In a client note seen by Reuters, the bank spells out the changing strategies of the world's top liquefied natural gas (LNG) importers -- Japan's JERA and South Korea's Kogas -- emboldened by surging supply to demand concessions from producers facing a decade of pain.

These include breaking away from oil-indexed LNG supply deals, which tend to be costly, and abolishing restrictions that currently bar buyers from diverting or re-selling cargoes.

"Sellers may be forced to offer buyers contract offtake flexibility as demand growth slows, providing continued challenges to producer profitability especially those exposed to lower-tier buyers," JPM's head of Asia oil and gas equity research, Scott Darling, wrote in the Oct. 1 report.

The note draws on 28 meetings between JPM and major Asian LNG players, including Kogas, JERA, Inpex and PetroChina, providing new insight into the buying strategies of major consumers.

Rising supply worldwide has cut spot LNG prices by more than 60 percent since February 2014 as demand wanes and new production gets underway in Australia and the United States.

Citing sources at the company, JPM says Kogas should avoid taking an impairment on its investment in two high-cost Australian LNG export projects -- Prelude and Gladstone -- so long as oil prices stay around $50/barrel.

At current oil prices Kogas sees an internal rate of return on Gladstone at 6 percent and Prelude at 7-9 percent, JPM says.
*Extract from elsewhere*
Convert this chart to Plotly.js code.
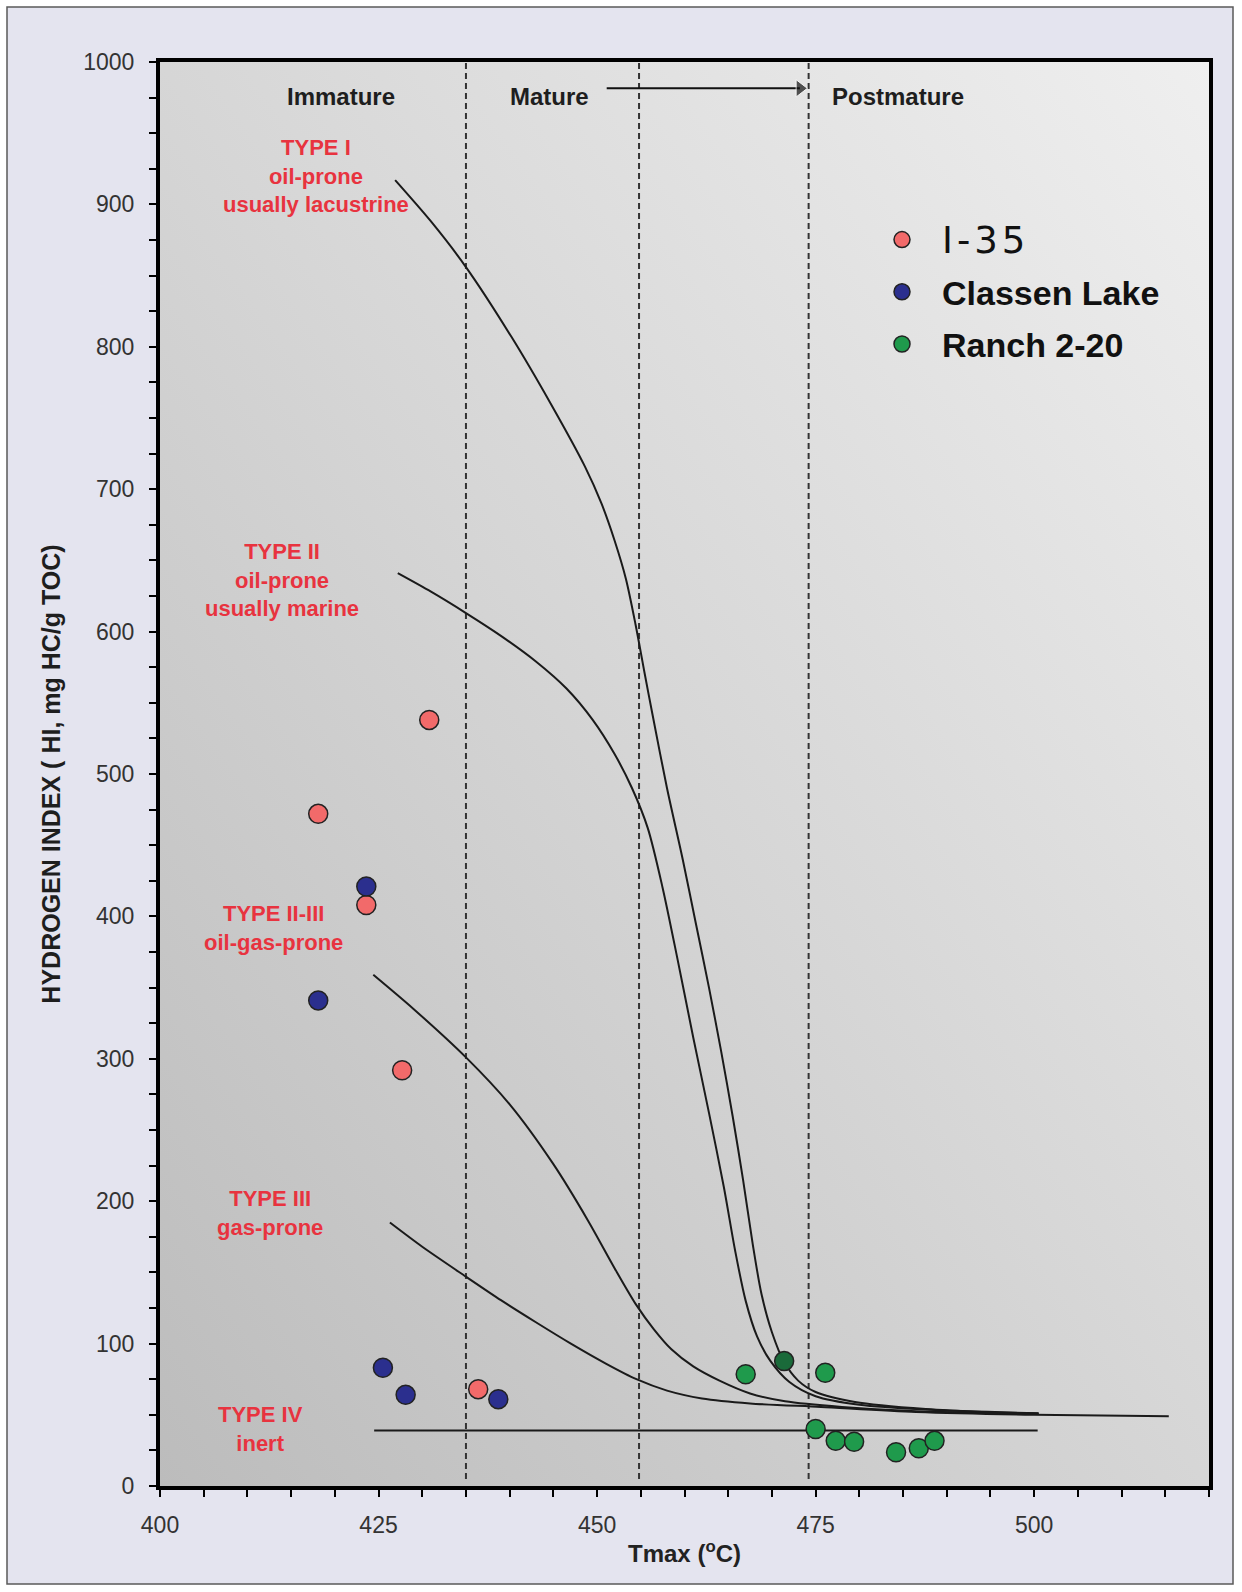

According to the note, both JERA, a joint venture between Tokyo Electric Power Co and Chubu Electric, and Kogas will not sign any new long-term import deals this decade.

Kogas intends to renegotiate existing contracts with top exporter Qatar and Oman, which expire in the early 2020s, while JERA will wait for deals signed with Qatar after the Fukushima disaster to run down before agreeing new ones, the bank said.

Kogas will also take advantage of expiring long-term deals to reduce exposure to oil-linked supply to half of its total LNG supply, pegging the rest to U.S. gas prices.

Kogas said nothing has been decided regarding its LNG fuel purchase strategy. JERA said it is reviewing what long-term contracts it will sign and has not yet decided on the amount of U.S. gas price-linked LNG it intends to buy.

In the note, JPM, citing JERA sources, said the firm plans to have 10 million tonnes/year of U.S. gas price-linked LNG by 2020.

Kogas expects cheap coal to reduce South Korean LNG imports in 2016 and sees stagnant demand from 2017, JPM said, removing a key pillar of support to global gas prices.

Spot LNG prices could drop below $6 per million British thermal units (mmBtu) next year, traders told the bank, compared with $6.60/mmBtu currently.